Photo Credit: Jo-Anne McArthur / We Animals 

So, what are we to do? One popular strategy for reducing the impact of one’s diet on the environment has been to focus on local foods. In theory, if you reduce the energy expenditures related to transporting your food you lower your carbon footprint. While this is true, the impact of eating local is relatively modest. Most carbon emissions related to food production don’t come from transportation – transportation is only responsible for 11% of food-related greenhouse gas emissions. The impact of methane emissions from ruminants such as cows and sheep are much stronger contributors. That’s right – flatulence is to blame. (Actually, most of the emissions are due to burps, but I wanted to keep my cheeky pictures). These and similar findings led researchers at Chalmers University of Technology in Sweden to conclude that reducing greenhouse gas emissions by lowering transportation and associated energy expenditures won’t be enough to combat climate change. In other words, reducing the amount of meat you eat will have a larger impact than eating local (although local veggies would be even better!).

Photo Credit: Jo-Anne McArthur / We Animals 

I’m sure at this point, you won’t be surprised that scientists are increasingly recommending vegetarian and vegan diets to combat climate change.  There are many nuances in the research that I am admittedly not getting into in this post. Some meat production is worse for the environment than others, and there are some plant-based foods whose production causes real, negative consequences for the environment. For example, rice paddies are one of the largest human-created sources of methane. However, a recent Oxford University study found that on average, meat-eaters are responsible for about twice as many greenhouse gas emissions as vegetarians and vegans. They also found that compared to the average current diet, adopting a vegetarian diet would reduce food-related emissions by 63% and a vegan diet would result in a 70% reduction.
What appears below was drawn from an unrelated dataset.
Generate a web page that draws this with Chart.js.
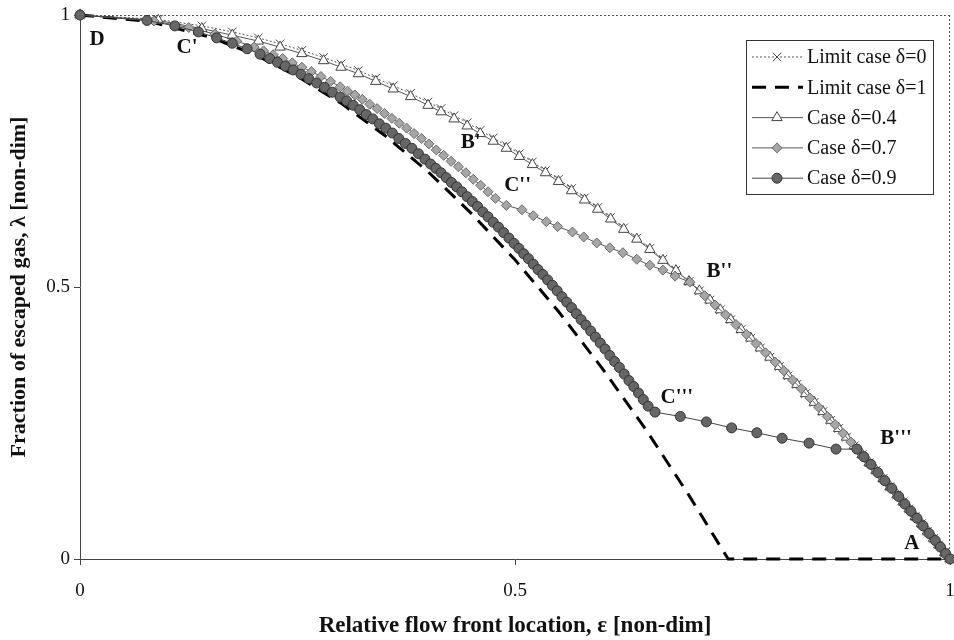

The researchers concluded that a global shift to a vegan diet could avert 8.1 million human deaths by 2050 and the economic benefit of reduced emissions could be as much as $570 billion.

While a global shift to a vegetarian or vegan diet may not be imminent, we can all do our part by eliminating or reducing the animal products in our diets.  In addition to saving the life of a farmed animal, you may be saving the world.